● TO BE DONE
Leaving out every picture, quote the data below exactly as it appears.

──────── GIVEN MATERIAL

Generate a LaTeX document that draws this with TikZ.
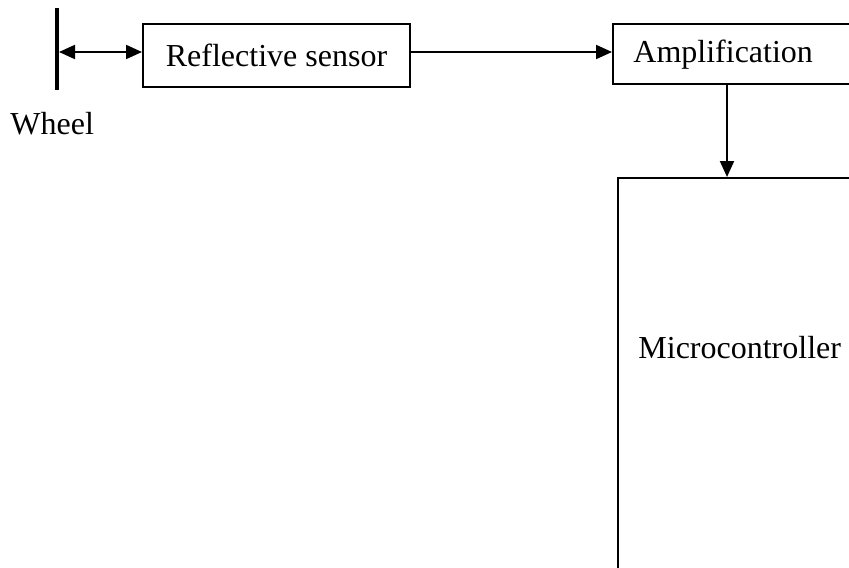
\documentclass[tikz,border=0pt]{standalone}
\usepackage{fontspec}
\setmainfont{Liberation Serif}
\usetikzlibrary{arrows.meta}

\begin{document}
\begin{tikzpicture}[x=0.5pt, y=-0.5pt, font=\fontsize{16}{19}\selectfont,
		block/.style={draw, line width=1pt, inner sep=0pt, anchor=north west},
		label/.style={inner sep=0pt, anchor=base west},
		head/.tip={Triangle[length=8pt, width=7pt]},
		link/.style={line width=1pt, -head}]
	\useasboundingbox (0,0) rectangle (849,567);
	% wheel
	\coordinate (wtop) at (57,8);
	\coordinate (wbot) at (57,90);
	\coordinate (wmid) at (59,52);
	\draw[line width=2pt] (wtop) -- (wbot);
	\node[label] (wheel) at (10,134) {Wheel};
	% blocks
	\node[block, minimum width=133.5pt, minimum height=31.5pt] (sensor) at (142,23) {Reflective sensor};
	\node[block, minimum width=150pt, minimum height=30pt] (amp) at (612,23) {};
	\node[label] (amptext) at (633,63) {Amplification};
	\node[block, minimum width=150pt, minimum height=240pt] (micro) at (617,177) {};
	\node[label] (microtext) at (638,358) {Microcontroller};
	% links
	\draw[link, head-head] (wmid) -- (sensor.west |- wmid);
	\draw[link] (sensor.east |- wmid) -- (amp.west |- wmid);
	\draw[link] ([xshift=57.5pt]amp.south west) -- ([xshift=55pt]micro.north west);
\end{tikzpicture}
\end{document}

────────────────

● ANSWER TO THE PROBLEM
Generate a LaTeX document that draws this with TikZ.
\documentclass[tikz,border=0pt]{standalone}
\usepackage{fontspec}
\setmainfont{Liberation Serif}
\usetikzlibrary{arrows.meta}

\begin{document}
\begin{tikzpicture}[x=0.5pt, y=-0.5pt, font=\fontsize{16}{19}\selectfont,
		block/.style={draw, line width=1pt, inner sep=0pt, anchor=north west},
		label/.style={inner sep=0pt, anchor=base west},
		head/.tip={Triangle[length=8pt, width=7pt]},
		link/.style={line width=1pt, -head}]
	\useasboundingbox (0,0) rectangle (849,567);
	% wheel
	\coordinate (wtop) at (57,8);
	\coordinate (wbot) at (57,90);
	\coordinate (wmid) at (59,52);
	\draw[line width=2pt] (wtop) -- (wbot);
	\node[label] (wheel) at (10,134) {Wheel};
	% blocks
	\node[block, minimum width=133.5pt, minimum height=31.5pt] (sensor) at (142,23) {Reflective sensor};
	\node[block, minimum width=150pt, minimum height=30pt] (amp) at (612,23) {};
	\node[label] (amptext) at (633,63) {Amplification};
	\node[block, minimum width=150pt, minimum height=240pt] (micro) at (617,177) {};
	\node[label] (microtext) at (638,358) {Microcontroller};
	% links
	\draw[link, head-head] (wmid) -- (sensor.west |- wmid);
	\draw[link] (sensor.east |- wmid) -- (amp.west |- wmid);
	\draw[link] ([xshift=57.5pt]amp.south west) -- ([xshift=55pt]micro.north west);
\end{tikzpicture}
\end{document}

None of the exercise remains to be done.